Après sa mini-série pas trop captivante Dead Set en 2008, Charlie Brooker s’essaie à l’anthologie en 2011 avec Black Mirror. Pas très généreuse en épisodes (simplement 3), cette saison s’avère pourtant d’une inventivité folle et d’une précision diabolique dans ses récits! 3 épisodes qui n’ont aucun lien entre eux, mais qui offrent un regard hautement aiguisé sur notre société et le futur oppressant qu’elle risque de nous offrir…
3 épisodes de 45 minutes pour un concept remettant au goût du jour les séries du genre La quatrième Dimension, avec des concepts très simples aux conséquences irréversibles. Le 1er épisode, The national Anthem, s’intéresse à la position du premier ministre anglais lors de la prise d’otage de la princesse Susannah. La belle et très populaire jeune femme est séquestrée par des individus qui ont envoyé une vidéo à destination du premier ministre, avec des conditions et un ultimatum. Pour sauver la princesse, le premier ministre va devoir avoir une relation sexuelle avec une truie, le tout filmé et retransmis en direct sur internet!!! Les bases absurdes sont posées, et on pourrait s’attendre à un épisode totalement comique et déjanté, mais Charlie Brooker utilise ce concept dingue d’une toute autre manière, en le traitant avec réalisme et en usant d’un suspense très fort!
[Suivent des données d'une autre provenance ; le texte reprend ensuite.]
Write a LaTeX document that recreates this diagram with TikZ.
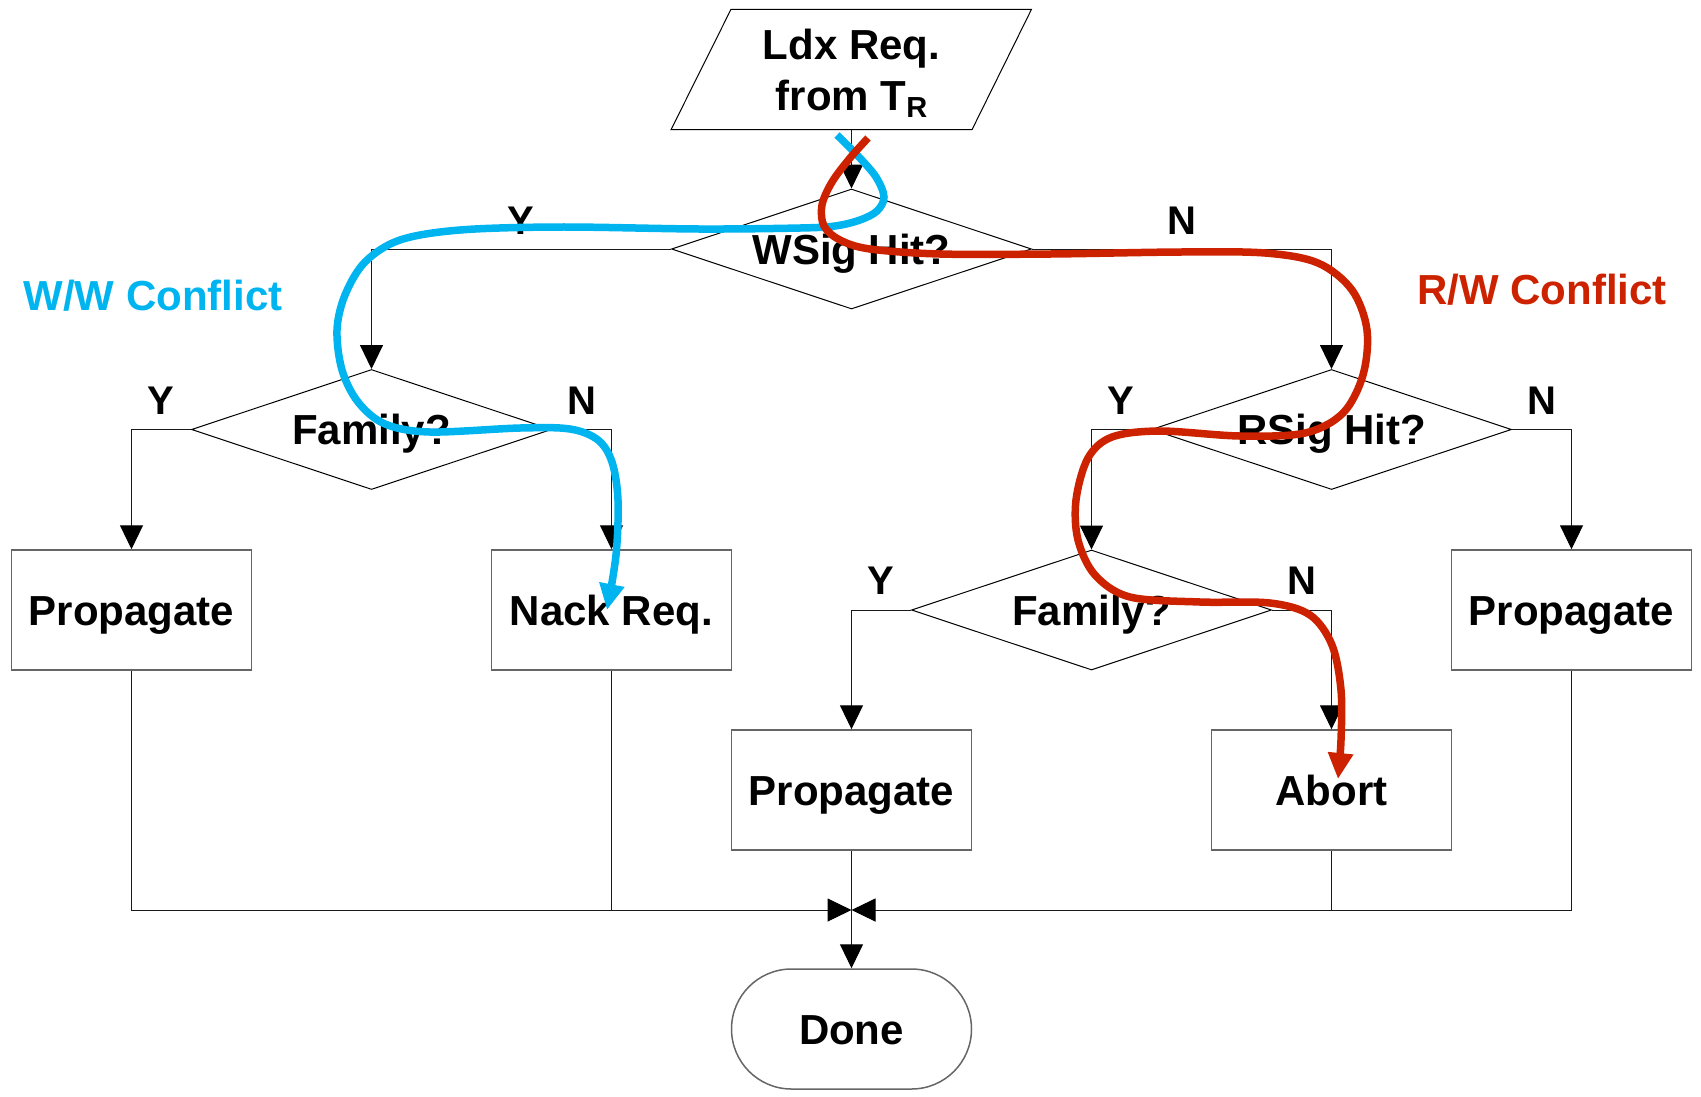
\documentclass[tikz,border=0pt]{standalone}
\usepackage{fontspec}
\setmainfont{Liberation Sans}
\usetikzlibrary{arrows.meta,shapes.geometric,shapes.misc}
\definecolor{wwblue}{RGB}{0,180,240}
\definecolor{rwred}{RGB}{204,34,0}
\begin{document}
\begin{tikzpicture}[x=1pt,y=-1pt,
  txt/.style={font=\fontsize{42}{51}\selectfont\bfseries, text height=30pt, text depth=0pt, inner sep=0pt},
  procbox/.style={txt, draw=black!60, line width=1.5pt, minimum width=240pt, minimum height=120pt},
  decide/.style={txt, diamond, draw=black, line width=1pt, minimum width=360pt, minimum height=120pt, aspect=3},
  termbox/.style={txt, rounded rectangle, draw=black!60, line width=1.5pt, minimum width=240pt, minimum height=120pt},
  conn/.style={draw=black!90, line width=1pt},
  arr/.style={conn, -{Triangle[length=24pt,width=23pt,fill=black,color=black]}},
  lbl/.style={font=\fontsize{40}{40}\selectfont\bfseries, text height=28.5pt, text depth=0pt, inner sep=0pt},
  trail/.style={line width=7.5pt, -{Triangle[length=26pt,width=24pt]}},
  note/.style={font=\fontsize{42}{42}\selectfont\bfseries, inner sep=0pt, anchor=base}
]
\useasboundingbox (0,0) rectangle (1701,1096);

% start node (parallelogram drawn around it)
\node[txt, align=center, text height=81pt, text depth=0pt, minimum width=240pt, minimum height=120pt] (ldx) at (851.5,69.5)
  {Ldx Req.\\from T{\fontsize{29}{29}\selectfont\raisebox{-7pt}{R}}};
\draw[black, line width=1pt] ([xshift=-180.5pt]ldx.south) -- ([xshift=120.5pt]ldx.south)
  -- ([xshift=180pt]ldx.north) -- ([xshift=-120.5pt]ldx.north) -- cycle;

% decisions
\node[decide] (wsig) at (851.5,249) {WSig Hit?};
\node[decide] (famA) at (371.5,429.5) {Family?};
\node[decide] (rsig) at (1331.5,429.5) {RSig Hit?};
\node[decide] (famB) at (1091.5,610) {Family?};

% processes
\node[procbox] (propA) at (131.5,610) {Propagate};
\node[procbox] (nack) at (611.5,610) {Nack Req.};
\node[procbox] (propC) at (1571.5,610) {Propagate};
\node[procbox] (propB) at (851.5,790) {Propagate};
\node[procbox] (abort) at (1331.5,790) {Abort};
\node[termbox] (done) at (851.5,1029) {Done};

\coordinate (m) at (851.5,910);

% connectors
\draw[arr] (ldx.south) -- (wsig.north);
\draw[arr] (wsig.west) -| node[lbl,pos=0.25,yshift=29pt] (wy) {Y} (famA.north);
\draw[arr] (wsig.east) -| node[lbl,pos=0.25,yshift=29pt] (wn) {N} (rsig.north);
\draw[arr] (famA.west) -| node[lbl,pos=0.25,yshift=29.5pt] (fay) {Y} (propA.north);
\draw[arr] (famA.east) -| node[lbl,pos=0.25,yshift=29.5pt] (fan) {N} (nack.north);
\draw[arr] (rsig.west) -| node[lbl,pos=0.25,yshift=29.5pt] (ry) {Y} (famB.north);
\draw[arr] (rsig.east) -| node[lbl,pos=0.25,yshift=29.5pt] (rn) {N} (propC.north);
\draw[arr] (famB.west) -| node[lbl,pos=0.25,yshift=30pt] (fby) {Y} (propB.north);
\draw[arr] (famB.east) -| node[lbl,pos=0.25,yshift=30pt] (fbn) {N} (abort.north);

\draw[arr] (propA.south) |- (m);
\draw[arr] (propC.south) |- (m);
\draw[conn] (nack.south) -- (nack.south |- m);
\draw[conn] (abort.south) -- (abort.south |- m);
\draw[arr] (propB.south) -- (done.north);

% conflict notes
\node[note, text=wwblue] (ww) at (153,310) {W/W Conflict};
\node[note, text=rwred] (rw) at (1542,304) {R/W Conflict};

% highlighted paths
\draw[trail, wwblue] plot[smooth, tension=0.55] coordinates {
  (837,135) (858,156) (876,177) (884,197) (877,211) (860,220) (835,226) (800,228)
  (700,229) (560,227) (460,230) (400,240) (365,262) (345,295) (337,330) (342,370)
  (358,402) (385,424) (430,432) (520,428) (570,429) (598,440) (612,462) (618,500)
  (616,555) (607,610)};
\draw[trail, rwred] plot[smooth, tension=0.55] coordinates {
  (868,138) (850,158) (832,182) (822,205) (824,226) (840,240) (870,249) (940,254)
  (1050,254) (1180,252) (1265,253) (1318,263) (1352,290) (1367,330) (1363,375)
  (1343,413) (1305,433) (1240,436) (1160,431) (1112,437) (1088,458) (1076,500)
  (1078,540) (1095,575) (1130,597) (1200,602) (1270,603) (1310,615) (1332,645)
  (1341,690) (1341,740) (1338,779)};
\end{tikzpicture}
\end{document}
L’argument comique fait place à une vision très dramatique de la situation, en montrant les différentes tentatives de retrouver la princesse et en essayant de repousser l’échéance fatale exigée par les ravisseurs.
Fifteen Millions Merits est sans conteste le petit bijou de cette série, avec son univers ultra aseptisé où les gens vivent dans une minuscule pièce entourée d’écrans, où la publicité est omniprésente et intrusive (il faut payer pour la zapper), et où la classe moyenne passe ses journées à pédaler sur des vélos afin d’accumuler des crédits. Une parabole hautement symbolique de la déshumanisation du travail et des classes sociales, doublée d’une critique très intelligente de notre société qui s’enfonce dans la télé-réalité jusqu’au cou. Les 15 millions du titre, c’est le prix que coûte le billet d’entrée pour l’accès aux sélections d’Hot Shot, l’émission phare révélatrice de talents, qui permet aux plus chanceux de devenir des stars et d’arrêter de pédaler pour gagner leur vie. La critique acerbe d’un système où la reconnaissance passe uniquement par la notoriété publique est là encore symbolique, et c’est d’autant plus intéressant que la série est produite par la société de production Zeppotron, qui appartient en fait au groupe international Endemol, le créateur de nombreuses émissions de télé-réalité comme Big Brother et ses différentes déclinaisons (Secret Story chez nous…), Fear Factor, Star Academy… Une manière peut-être de se faire pardonner tant de moments de télévision si ineptes? En tout cas, les gars de Zeppotron ont les coudées franches pour aller au bout de leur concept, et cet épisode est énorme, bénéficiant d’une atmosphère ultra-travaillée et d’une justesse exemplaire, avec des acteurs talentueux et totalement impliqués.
Le concept du 3ème épisode est là encore très astucieux, avec un futur proche où les gens peuvent s’implanter une puce qui va enregistrer chaque instant de leur vie, en leur permettant de les visionner à volonté. Ainsi, quand un homme sort d’un entretien d’embauche, il se repasse les réactions des personnes qui lui faisaient face afin de déterminer si elles sont plutôt positives ou négatives. Mais le concept va être mené légèrement plus loin par les auteurs, qui vont pousser un homme soupçonneux à chercher si sa femme le trompe… Ambiance très paranoïaque et tendue pour ce The entire History of you qui va démontrer les dérives de l’image au sein de notre société, où les individus enregistrent tout et peuvent constamment remonter dans le passé pour prouver que l’autre avait tort ou raison. C’est rudement ingénieux, c’est encore une fois très bien joué, et comme le reste des épisodes, c’est tourné de manière très intelligente.
Le concept de base de cette série est de mettre en avant notre besoin constant de vivre avec nos ordinateurs, nos téléphones portables, nos tablettes tactiles, nos écrans de télévision, toutes ces surfaces réfléchissantes qui sont le reflet de nos âmes qui se perdent de plus en plus, miroir froid et sombre révélateur de nos peurs et de nos défauts les plus profonds. Black Mirror est peut-être avare en épisodes, mais quand on voit la qualité qui les habite, on ne peut qu’adhérer à cette vision extrêmement talentueuse servie par Charlie Brooker!